The CFR will shift substantially over time and location as testing changes. I’m not sure how you would reliably use this information. IFR should not change much and tells you how bad it is for you personally to get sick.
I wouldn’t call the model Zvi links expert-promoted. Every expert I talked to thought it had problems, and the people behind it are economists not epidemiologists or statisticians.
For IFR you can start with seroprevalence data here and then work back from death rates: https://twitter.com/ScottGottliebMD/status/1268191059009581056
Regarding back-of-the-envelope calculations, I think we have different approaches to evidence/data. I started with back-of-the-envelope calculations 3 months ago. But I would have based things on a variety of BOTECs and not a single one. Now I’ve found other sources that are taking the BOTEC and doing smarter stuff on top of it, so I mostly defer to those sources, or to experts with a good track record. This is easier for me because I’ve worked full-time on COVID for the past 3 months; if I weren’t in that position I’d probably combine some of my own BOTECs with opinions of people I trusted. In your case, I predict Zvi if you asked him would also say the IFR was in the range I gave.
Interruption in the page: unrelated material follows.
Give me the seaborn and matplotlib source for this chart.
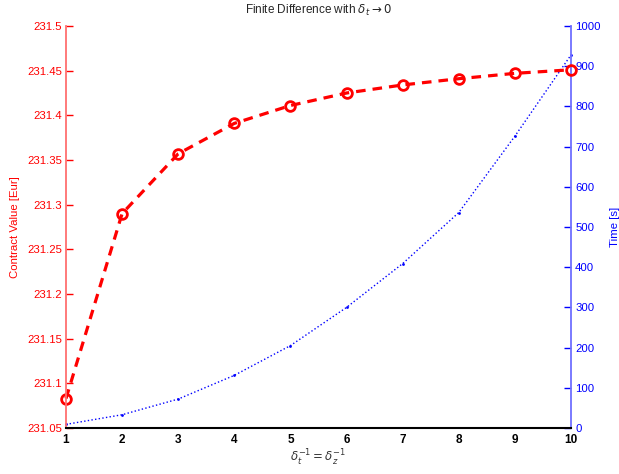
import matplotlib
matplotlib.use("Agg")
import matplotlib.pyplot as plt
import matplotlib.ticker as mticker
import seaborn as sns
import pandas as pd

steps = [1, 2, 3, 4, 5, 6, 7, 8, 9, 10]
contract_value = [231.083, 231.290, 231.357, 231.391, 231.411, 231.425, 231.434, 231.441, 231.447, 231.451]
time_s = [9, 33, 72, 131, 205, 300, 409, 536, 726, 928]

df = pd.DataFrame({"step": steps, "value": contract_value, "time": time_s})

sns.set_style("white")
plt.rcParams['font.family'] = ['Liberation Sans', 'DejaVu Sans']
plt.rcParams['mathtext.fontset'] = 'dejavusans'

fig = plt.figure(figsize=(6.19, 4.74), dpi=100)
ax = fig.add_axes([66/619, 1-428/474, (571-66)/619, (428-26)/474])
ax2 = ax.twinx()

sns.lineplot(data=df, x="step", y="time", ax=ax2, color="blue", linestyle=":",
             linewidth=1.0, marker="o", markersize=2, markeredgewidth=0,
             markerfacecolor="blue", clip_on=False)
sns.lineplot(data=df, x="step", y="value", ax=ax, color="red", linestyle="--",
             linewidth=2.3, marker="o", markersize=7, markerfacecolor="none",
             markeredgecolor="red", markeredgewidth=2, clip_on=False)
ax.lines[0].set_linestyle((0, (3, 2.2)))
ax.set_zorder(ax2.get_zorder() + 1)
ax.patch.set_visible(False)

ax.set_xlim(1, 10)
ax.set_ylim(231.05, 231.5)
ax2.set_ylim(0, 1000)
ax.set_xticks(steps)
ax.set_yticks([231.05 + 0.05*i for i in range(10)])
ax2.set_yticks(range(0, 1001, 100))
ax.yaxis.set_major_formatter(mticker.FuncFormatter(lambda v, p: "%g" % round(v, 2)))

for a in (ax, ax2):
    a.spines['top'].set_visible(False)
ax.spines['right'].set_visible(False)
ax2.spines['left'].set_visible(False)
ax2.spines['bottom'].set_visible(False)
ax.spines['left'].set_color('#ff7070')
ax.spines['left'].set_linewidth(1.3)
ax2.spines['right'].set_color('#7070ff')
ax2.spines['right'].set_linewidth(1.3)
ax.spines['bottom'].set_color('black')
ax.spines['bottom'].set_linewidth(1.5)

ax.tick_params(axis='x', direction='in', length=5, width=1, colors='black',
               labelsize=8.5, pad=4)
for lbl in ax.get_xticklabels():
    lbl.set_fontweight('bold')
ax.tick_params(axis='y', direction='in', length=5, width=1, colors='red',
               labelsize=8.2, pad=3)
ax2.tick_params(axis='y', direction='in', length=5, width=1, colors='blue',
                labelsize=8.2, pad=3)

ax.set_xlabel(r"$\delta_t^{-1} = \delta_z^{-1}$", fontsize=8.5, color='#333333', labelpad=2)
ax.set_ylabel("Contract Value [Eur]", fontsize=8.2, color='red', labelpad=5)
ax2.set_ylabel("Time [s]", fontsize=8.2, color='blue', labelpad=7)
ax.set_title(r"Finite Difference with $\delta_t \rightarrow 0$", fontsize=8.5, pad=9)

fig.savefig("out.png", dpi=100)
I clicked through to the tweet you mentioned, which contains a screencap of a chart purporting to show “An Approximate Percentage of the Population That Has COVID-19 Antibodies.” No dates or other info about how these numbers might have been generated.
Fortunately, Gottlieb’s next tweet in the thread contains another screencap of the URLs of the studies mentioned in the chart. I hand-transcribed the Wuhan study URL, and found that while it was performed at a date that’s probably helpful (April 20th) it’s a study in a single hospital in Wuhan, and the abstract explicitly says it’s not a good population estimate:
I’d need to know more about e.g. hospitalization rates in Wuhan to interpret this.
The New York numbers seem to come from a press release, with no clear info about how testing was conducted.
All of these are point estimates, and to get ongoing infection rates, I’d need to fit a time series model with too many degrees of freedom. Not saying no one can do this, but definitely saying it’s not clear to me how I can make use of these numbers without working on the problem full time for a few weeks.
You’ve nonspecifically referred to experts and models a few times; that’s not helpful and only serves to intimidate. What would be helpful would be if you could point to specific models by specific experts that make specific claims which you found helpful.
I’m not trying to intimidate; I’m trying to point out that I think you’re making errors that could be corrected by more research, which I hoped would be helpful. I’ve provided one link (which took me some time to dig up). If you don’t find this useful that’s fine, you’re not obligated to believe me and I’m not obligated to turn a LW comment into a lit review.
Given that it apparently took you some time to dig up even as much as a tweet with a screen cap of some numbers that with quite a lot of additional investigation might be helpful, I hope you’re now at least less “confused” about why I am “relying on this back of the envelope rather than the pretty extensive body of work on this question.”
If you want to see something better, show something better.
The director of NIAID publicly endorsed that model’s bottom line.
Because of false positives, seroprevalence is massively overestimated everywhere that there hasn’t been a massive outbreak. In those places the IFR is 1-2%. But can we extrapolate to normal outbreaks? If, as widely believed, an overrun medical system has worse mortality, then maybe the normal IFR really is only 0.5-1%. But if your meta-analysis directly measures that, it is not well-done.
The intro paragraph seems to be talking about IFR (“around 2% of people who got COVID-19 would die”) and suggesting that “we have enough data to check”, i.e. that you’re estimating IFR and have good data on it.
Good point, I should add a clarifying note.
Here is a study that a colleague recommends: https://www.medrxiv.org/content/10.1101/2020.05.03.20089854v3. Tweet version: https://mobile.twitter.com/gidmk/status/1270171589170966529?s=21
Their point estimate is 0.64% but with likely heterogeneity across settings.